EXERCISE TASK ::
Exclude the pictures and return every line exactly as written.

SUPPLIED MATERIAL ::
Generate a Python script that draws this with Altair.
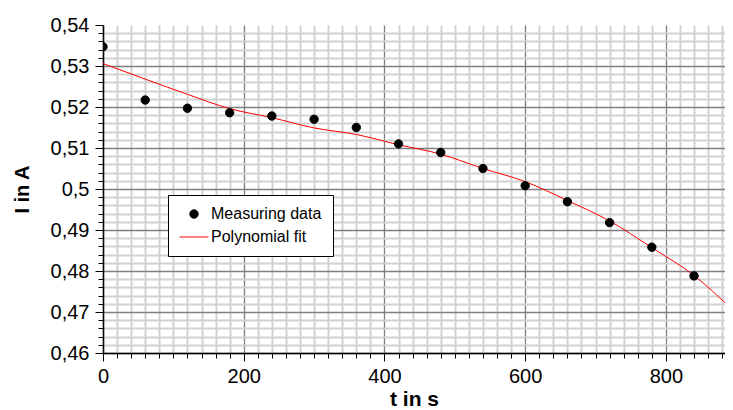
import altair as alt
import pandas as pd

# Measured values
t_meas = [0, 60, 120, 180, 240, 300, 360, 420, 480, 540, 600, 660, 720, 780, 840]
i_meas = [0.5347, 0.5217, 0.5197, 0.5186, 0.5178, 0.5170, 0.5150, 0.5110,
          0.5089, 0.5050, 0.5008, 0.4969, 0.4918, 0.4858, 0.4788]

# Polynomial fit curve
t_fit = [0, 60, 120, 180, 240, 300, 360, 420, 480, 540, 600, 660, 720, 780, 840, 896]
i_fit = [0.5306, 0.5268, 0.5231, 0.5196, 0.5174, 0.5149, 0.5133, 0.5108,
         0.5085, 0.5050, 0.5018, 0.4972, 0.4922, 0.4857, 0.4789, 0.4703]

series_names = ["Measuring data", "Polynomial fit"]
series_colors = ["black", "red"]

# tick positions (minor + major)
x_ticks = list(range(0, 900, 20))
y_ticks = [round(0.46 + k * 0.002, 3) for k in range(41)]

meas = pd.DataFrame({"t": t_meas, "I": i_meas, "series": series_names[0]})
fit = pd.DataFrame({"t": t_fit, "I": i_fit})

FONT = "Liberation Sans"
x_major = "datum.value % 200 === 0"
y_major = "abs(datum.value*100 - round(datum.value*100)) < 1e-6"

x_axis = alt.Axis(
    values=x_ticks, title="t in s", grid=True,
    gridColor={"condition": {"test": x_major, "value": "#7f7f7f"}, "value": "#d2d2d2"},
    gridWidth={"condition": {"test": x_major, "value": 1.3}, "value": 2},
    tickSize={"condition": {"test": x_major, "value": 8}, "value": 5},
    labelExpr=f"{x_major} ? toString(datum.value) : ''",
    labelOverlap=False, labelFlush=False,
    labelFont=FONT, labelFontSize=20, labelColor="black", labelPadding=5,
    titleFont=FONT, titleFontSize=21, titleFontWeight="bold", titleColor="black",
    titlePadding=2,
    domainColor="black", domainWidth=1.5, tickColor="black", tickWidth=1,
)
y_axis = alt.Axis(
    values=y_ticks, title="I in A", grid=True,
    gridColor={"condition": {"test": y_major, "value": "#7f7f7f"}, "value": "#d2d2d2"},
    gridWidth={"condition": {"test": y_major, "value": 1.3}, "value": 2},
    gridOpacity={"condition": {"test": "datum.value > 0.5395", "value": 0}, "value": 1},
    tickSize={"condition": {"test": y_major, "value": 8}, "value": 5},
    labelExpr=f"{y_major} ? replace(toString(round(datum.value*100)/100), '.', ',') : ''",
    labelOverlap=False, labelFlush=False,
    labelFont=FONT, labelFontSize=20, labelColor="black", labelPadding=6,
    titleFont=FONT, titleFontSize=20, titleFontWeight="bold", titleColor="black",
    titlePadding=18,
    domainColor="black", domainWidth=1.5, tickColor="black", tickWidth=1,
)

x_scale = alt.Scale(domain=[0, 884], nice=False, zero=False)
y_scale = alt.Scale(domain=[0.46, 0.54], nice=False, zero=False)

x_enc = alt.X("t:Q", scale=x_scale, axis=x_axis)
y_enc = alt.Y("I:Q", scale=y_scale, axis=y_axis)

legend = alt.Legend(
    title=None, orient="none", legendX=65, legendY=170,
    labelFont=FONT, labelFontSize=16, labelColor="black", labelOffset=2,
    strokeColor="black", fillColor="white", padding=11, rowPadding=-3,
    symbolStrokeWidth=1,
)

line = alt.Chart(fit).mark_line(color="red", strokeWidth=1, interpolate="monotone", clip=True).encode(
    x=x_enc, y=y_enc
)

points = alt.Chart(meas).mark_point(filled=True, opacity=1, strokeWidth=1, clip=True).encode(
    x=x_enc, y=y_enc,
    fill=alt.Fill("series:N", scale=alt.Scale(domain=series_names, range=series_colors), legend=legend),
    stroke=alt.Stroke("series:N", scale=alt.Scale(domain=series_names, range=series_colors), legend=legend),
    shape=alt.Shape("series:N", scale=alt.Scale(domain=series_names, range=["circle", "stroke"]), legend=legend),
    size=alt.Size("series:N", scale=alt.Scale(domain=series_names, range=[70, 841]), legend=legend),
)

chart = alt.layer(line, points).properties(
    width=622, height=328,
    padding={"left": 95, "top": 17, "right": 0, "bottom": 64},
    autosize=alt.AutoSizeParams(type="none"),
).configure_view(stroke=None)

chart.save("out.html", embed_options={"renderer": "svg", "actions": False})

SOLVED EXERCISE ::
Generate a Python script that draws this with Altair.
import altair as alt
import pandas as pd

# Measured values
t_meas = [0, 60, 120, 180, 240, 300, 360, 420, 480, 540, 600, 660, 720, 780, 840]
i_meas = [0.5347, 0.5217, 0.5197, 0.5186, 0.5178, 0.5170, 0.5150, 0.5110,
          0.5089, 0.5050, 0.5008, 0.4969, 0.4918, 0.4858, 0.4788]

# Polynomial fit curve
t_fit = [0, 60, 120, 180, 240, 300, 360, 420, 480, 540, 600, 660, 720, 780, 840, 896]
i_fit = [0.5306, 0.5268, 0.5231, 0.5196, 0.5174, 0.5149, 0.5133, 0.5108,
         0.5085, 0.5050, 0.5018, 0.4972, 0.4922, 0.4857, 0.4789, 0.4703]

series_names = ["Measuring data", "Polynomial fit"]
series_colors = ["black", "red"]

# tick positions (minor + major)
x_ticks = list(range(0, 900, 20))
y_ticks = [round(0.46 + k * 0.002, 3) for k in range(41)]

meas = pd.DataFrame({"t": t_meas, "I": i_meas, "series": series_names[0]})
fit = pd.DataFrame({"t": t_fit, "I": i_fit})

FONT = "Liberation Sans"
x_major = "datum.value % 200 === 0"
y_major = "abs(datum.value*100 - round(datum.value*100)) < 1e-6"

x_axis = alt.Axis(
    values=x_ticks, title="t in s", grid=True,
    gridColor={"condition": {"test": x_major, "value": "#7f7f7f"}, "value": "#d2d2d2"},
    gridWidth={"condition": {"test": x_major, "value": 1.3}, "value": 2},
    tickSize={"condition": {"test": x_major, "value": 8}, "value": 5},
    labelExpr=f"{x_major} ? toString(datum.value) : ''",
    labelOverlap=False, labelFlush=False,
    labelFont=FONT, labelFontSize=20, labelColor="black", labelPadding=5,
    titleFont=FONT, titleFontSize=21, titleFontWeight="bold", titleColor="black",
    titlePadding=2,
    domainColor="black", domainWidth=1.5, tickColor="black", tickWidth=1,
)
y_axis = alt.Axis(
    values=y_ticks, title="I in A", grid=True,
    gridColor={"condition": {"test": y_major, "value": "#7f7f7f"}, "value": "#d2d2d2"},
    gridWidth={"condition": {"test": y_major, "value": 1.3}, "value": 2},
    gridOpacity={"condition": {"test": "datum.value > 0.5395", "value": 0}, "value": 1},
    tickSize={"condition": {"test": y_major, "value": 8}, "value": 5},
    labelExpr=f"{y_major} ? replace(toString(round(datum.value*100)/100), '.', ',') : ''",
    labelOverlap=False, labelFlush=False,
    labelFont=FONT, labelFontSize=20, labelColor="black", labelPadding=6,
    titleFont=FONT, titleFontSize=20, titleFontWeight="bold", titleColor="black",
    titlePadding=18,
    domainColor="black", domainWidth=1.5, tickColor="black", tickWidth=1,
)

x_scale = alt.Scale(domain=[0, 884], nice=False, zero=False)
y_scale = alt.Scale(domain=[0.46, 0.54], nice=False, zero=False)

x_enc = alt.X("t:Q", scale=x_scale, axis=x_axis)
y_enc = alt.Y("I:Q", scale=y_scale, axis=y_axis)

legend = alt.Legend(
    title=None, orient="none", legendX=65, legendY=170,
    labelFont=FONT, labelFontSize=16, labelColor="black", labelOffset=2,
    strokeColor="black", fillColor="white", padding=11, rowPadding=-3,
    symbolStrokeWidth=1,
)

line = alt.Chart(fit).mark_line(color="red", strokeWidth=1, interpolate="monotone", clip=True).encode(
    x=x_enc, y=y_enc
)

points = alt.Chart(meas).mark_point(filled=True, opacity=1, strokeWidth=1, clip=True).encode(
    x=x_enc, y=y_enc,
    fill=alt.Fill("series:N", scale=alt.Scale(domain=series_names, range=series_colors), legend=legend),
    stroke=alt.Stroke("series:N", scale=alt.Scale(domain=series_names, range=series_colors), legend=legend),
    shape=alt.Shape("series:N", scale=alt.Scale(domain=series_names, range=["circle", "stroke"]), legend=legend),
    size=alt.Size("series:N", scale=alt.Scale(domain=series_names, range=[70, 841]), legend=legend),
)

chart = alt.layer(line, points).properties(
    width=622, height=328,
    padding={"left": 95, "top": 17, "right": 0, "bottom": 64},
    autosize=alt.AutoSizeParams(type="none"),
).configure_view(stroke=None)

chart.save("out.html", embed_options={"renderer": "svg", "actions": False})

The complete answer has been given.